There are a lot of Ant extensions, but little in the way of cohesion among them, or a good howto or round-up describing them. Ivy looks very cool, but it also seems like it could be a bootstrapping headache... particularly if the network is unreliable..

Ultimately, I want a build tool that provides:
  • Global dependency tracking for all components
  • Ability to build individual components easily. Without forcing you to repeat yourself everywhere; and not force you to put dependency information in a single file, which would quickly become a merge nightmare
  • Easy extension of basic functionality via scripting language
  • Not force you to learn a _new_ tool-specific scripting language
  • Not force you to use 3-4 scripting languages to do reasonably complex things. e.g. the horrible M4 + Perl + Unix Shell / MS Batch spaghetti mess that soon develops in order to do anything reasonably complex with Make.
Boost Build (based on Jam) is reportedly good.
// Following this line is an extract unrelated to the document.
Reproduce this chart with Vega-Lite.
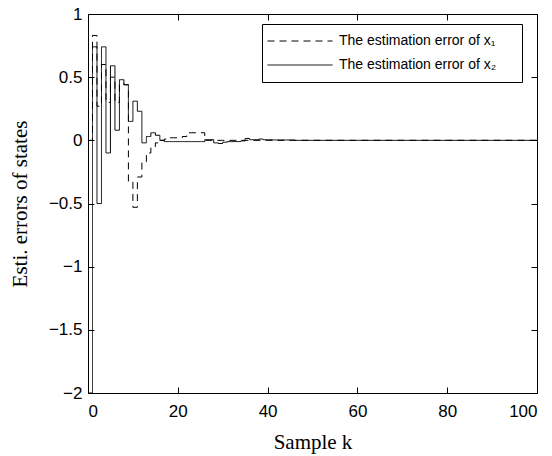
{
  "$schema": "https://vega.github.io/schema/vega-lite/v6.json",
  "width": 449,
  "height": 379,
  "autosize": {"type": "none"},
  "padding": {"left": 88, "top": 14, "right": 15, "bottom": 63},
  "background": "white",
  "config": {
    "view": {"stroke": "black", "strokeWidth": 1},
    "axis": {
      "grid": false,
      "domain": false,
      "ticks": true,
      "zindex": 1,
      "tickColor": "black",
      "tickWidth": 1,
      "tickSize": 6,
      "offset": -6,
      "labelFont": "Liberation Sans",
      "labelFontSize": 17,
      "labelColor": "black",
      "titleFont": "Liberation Serif",
      "titleFontSize": 21,
      "titleFontWeight": "normal",
      "titleColor": "black"
    }
  },
  "datasets": {
    "err": [
      {"k":0,"v":-2,"s":"The estimation error of x₂"},
      {"k":1,"v":0.74,"s":"The estimation error of x₂"},
      {"k":2,"v":-0.5,"s":"The estimation error of x₂"},
      {"k":3,"v":0.74,"s":"The estimation error of x₂"},
      {"k":4,"v":-0.1,"s":"The estimation error of x₂"},
      {"k":5,"v":0.59,"s":"The estimation error of x₂"},
      {"k":6,"v":0.08,"s":"The estimation error of x₂"},
      {"k":7,"v":0.48,"s":"The estimation error of x₂"},
      {"k":8,"v":0.44,"s":"The estimation error of x₂"},
      {"k":9,"v":0.15,"s":"The estimation error of x₂"},
      {"k":10,"v":0.31,"s":"The estimation error of x₂"},
      {"k":11,"v":0.23,"s":"The estimation error of x₂"},
      {"k":12,"v":-0.02,"s":"The estimation error of x₂"},
      {"k":13,"v":0.03,"s":"The estimation error of x₂"},
      {"k":14,"v":0.06,"s":"The estimation error of x₂"},
      {"k":15,"v":0.04,"s":"The estimation error of x₂"},
      {"k":16,"v":0.0,"s":"The estimation error of x₂"},
      {"k":17,"v":-0.01,"s":"The estimation error of x₂"},
      {"k":18,"v":-0.01,"s":"The estimation error of x₂"},
      {"k":19,"v":-0.01,"s":"The estimation error of x₂"},
      {"k":20,"v":-0.01,"s":"The estimation error of x₂"},
      {"k":21,"v":-0.01,"s":"The estimation error of x₂"},
      {"k":22,"v":-0.01,"s":"The estimation error of x₂"},
      {"k":23,"v":-0.01,"s":"The estimation error of x₂"},
      {"k":24,"v":-0.01,"s":"The estimation error of x₂"},
      {"k":25,"v":-0.01,"s":"The estimation error of x₂"},
      {"k":26,"v":0.005,"s":"The estimation error of x₂"},
      {"k":27,"v":0.005,"s":"The estimation error of x₂"},
      {"k":28,"v":-0.02,"s":"The estimation error of x₂"},
      {"k":29,"v":-0.025,"s":"The estimation error of x₂"},
      {"k":30,"v":-0.015,"s":"The estimation error of x₂"},
      {"k":31,"v":-0.01,"s":"The estimation error of x₂"},
      {"k":32,"v":-0.01,"s":"The estimation error of x₂"},
      {"k":33,"v":-0.01,"s":"The estimation error of x₂"},
      {"k":34,"v":-0.005,"s":"The estimation error of x₂"},
      {"k":35,"v":0.015,"s":"The estimation error of x₂"},
      {"k":36,"v":0.005,"s":"The estimation error of x₂"},
      {"k":37,"v":0.005,"s":"The estimation error of x₂"},
      {"k":38,"v":0.01,"s":"The estimation error of x₂"},
      {"k":39,"v":0.005,"s":"The estimation error of x₂"},
      {"k":40,"v":0.005,"s":"The estimation error of x₂"},
      {"k":41,"v":0.003,"s":"The estimation error of x₂"},
      {"k":42,"v":0.003,"s":"The estimation error of x₂"},
      {"k":43,"v":0.003,"s":"The estimation error of x₂"},
      {"k":44,"v":0.003,"s":"The estimation error of x₂"},
      {"k":45,"v":0.003,"s":"The estimation error of x₂"},
      {"k":46,"v":0,"s":"The estimation error of x₂"},
      {"k":50,"v":0,"s":"The estimation error of x₂"},
      {"k":60,"v":0,"s":"The estimation error of x₂"},
      {"k":70,"v":0,"s":"The estimation error of x₂"},
      {"k":80,"v":0,"s":"The estimation error of x₂"},
      {"k":90,"v":0,"s":"The estimation error of x₂"},
      {"k":100,"v":0,"s":"The estimation error of x₂"},
      {"k":0,"v":0,"s":"The estimation error of x₁"},
      {"k":1,"v":0.83,"s":"The estimation error of x₁"},
      {"k":2,"v":0.27,"s":"The estimation error of x₁"},
      {"k":3,"v":0.6,"s":"The estimation error of x₁"},
      {"k":4,"v":0.3,"s":"The estimation error of x₁"},
      {"k":5,"v":0.5,"s":"The estimation error of x₁"},
      {"k":6,"v":0.3,"s":"The estimation error of x₁"},
      {"k":7,"v":0.45,"s":"The estimation error of x₁"},
      {"k":8,"v":0.44,"s":"The estimation error of x₁"},
      {"k":9,"v":-0.33,"s":"The estimation error of x₁"},
      {"k":10,"v":-0.53,"s":"The estimation error of x₁"},
      {"k":11,"v":-0.29,"s":"The estimation error of x₁"},
      {"k":12,"v":-0.17,"s":"The estimation error of x₁"},
      {"k":13,"v":-0.1,"s":"The estimation error of x₁"},
      {"k":14,"v":-0.05,"s":"The estimation error of x₁"},
      {"k":15,"v":-0.02,"s":"The estimation error of x₁"},
      {"k":16,"v":0.0,"s":"The estimation error of x₁"},
      {"k":17,"v":0.01,"s":"The estimation error of x₁"},
      {"k":18,"v":0.02,"s":"The estimation error of x₁"},
      {"k":19,"v":0.02,"s":"The estimation error of x₁"},
      {"k":20,"v":0.02,"s":"The estimation error of x₁"},
      {"k":21,"v":0.03,"s":"The estimation error of x₁"},
      {"k":22,"v":0.06,"s":"The estimation error of x₁"},
      {"k":23,"v":0.06,"s":"The estimation error of x₁"},
      {"k":24,"v":0.06,"s":"The estimation error of x₁"},
      {"k":25,"v":0.06,"s":"The estimation error of x₁"},
      {"k":26,"v":0.0,"s":"The estimation error of x₁"},
      {"k":30,"v":0,"s":"The estimation error of x₁"},
      {"k":40,"v":0,"s":"The estimation error of x₁"},
      {"k":50,"v":0,"s":"The estimation error of x₁"},
      {"k":60,"v":0,"s":"The estimation error of x₁"},
      {"k":70,"v":0,"s":"The estimation error of x₁"},
      {"k":80,"v":0,"s":"The estimation error of x₁"},
      {"k":90,"v":0,"s":"The estimation error of x₁"},
      {"k":100,"v":0,"s":"The estimation error of x₁"}
    ]
  },
  "data": {"name": "err"},
  "resolve": {"axis": {"x": "independent", "y": "independent"}},
  "layer": [
    {
      "mark": {"type": "line", "interpolate": "step-after", "color": "black", "strokeWidth": 1, "clip": true},
      "encoding": {
        "x": {
          "field": "k", "type": "quantitative",
          "scale": {"domain": [0, 100], "nice": false, "zero": false},
          "axis": {"orient": "bottom", "values": [0, 20, 40, 60, 80, 100], "title": "Sample k", "labelPadding": 10, "titleY": 61, "titleBaseline": "alphabetic", "titleAnchor": "middle"}
        },
        "y": {
          "field": "v", "type": "quantitative",
          "scale": {"domain": [-2, 1], "nice": false, "zero": false},
          "axis": {"orient": "left", "values": [-2, -1.5, -1, -0.5, 0, 0.5, 1], "format": "~g", "title": "Esti. errors of states", "labelPadding": 6, "titleX": -68, "titleBaseline": "alphabetic", "titleAnchor": "middle"}
        },
        "strokeDash": {
          "field": "s", "type": "nominal",
          "scale": {"domain": ["The estimation error of x₁", "The estimation error of x₂"], "range": [[7, 5], [1, 0]]},
          "legend": {
            "title": "\u00a0",
            "titleOrient": "right",
            "titlePadding": 21,
            "titleFontSize": 14,
            "orient": "none",
            "legendX": 174,
            "legendY": 10,
            "direction": "vertical",
            "strokeColor": "black",
            "fillColor": "white",
            "padding": 5,
            "symbolType": "stroke",
            "symbolSize": 4225,
            "symbolStrokeWidth": 1,
            "symbolStrokeColor": "black",
            "labelFont": "Liberation Sans",
            "labelFontSize": 14,
            "labelColor": "black",
            "labelLimit": 400,
            "labelOffset": 6,
            "clipHeight": 24,
            "rowPadding": 0
          }
        }
      }
    },
    {
      "mark": {"type": "line", "opacity": 0, "interpolate": "step-after"},
      "encoding": {
        "x": {"field": "k", "type": "quantitative", "axis": {"orient": "top", "values": [0, 20, 40, 60, 80, 100], "labels": false, "title": null}},
        "y": {"field": "v", "type": "quantitative", "axis": {"orient": "right", "values": [-2, -1.5, -1, -0.5, 0, 0.5, 1], "labels": false, "title": null}}
      }
    }
  ]
}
But, IMHO, the best thing since sliced bread is SCons. It is so nice to be able to use a single language, Python, to both define your build and extend the basic functionality of the tool. Having a fully functional scripting language as part of your build script is so nice.

When you only have to worry about a single application, it may seem like overkill. But, if you've ever had to build a large system of applications, shared libraries, manipulate text files, increment build numbers, etc for 5 different target OSes... Builds aren't simple and using the right tools makes a huge difference.

Speaking of development tools, a decent version control system is also invaluable. My new favorite is Bazaar-NG. The ability to work offline and safely rename/move files and directories is sweet. Another huge bonus is that you don't have to manually track previous merges between branches (unlike CVS/Subversion). And, it doesn't leave version-control turds spread throughout my tree.

Even if bzr isn't ready to provide version control for my whole organization, it is very easy to setup a single user repository. At the moment, I'm responsible for integrating the work done by our internal developers using PVCS, and an external consulting firm that uses Subversion. It may seem like overkill to throw a third version control system into the mix, but it works. It stays out of the way (no VC turds) and allows me to have 4-5 branches of development -- one for my work, one to merge from Subversion, one to merge from PVCS, and another two or three to experiment in. And, I can merge between the branches w/out the tool forcing me to manually remember what had been merged.

Books-I'm-Reading-News:
  • Finished the Steven Erickson books I'd ordered last month. From England. Because I have no patience.
Where-I'm-Going-News:
  • I'll be taking some training classes at our NYC office in early March. I plan to eat a lot of food from carts.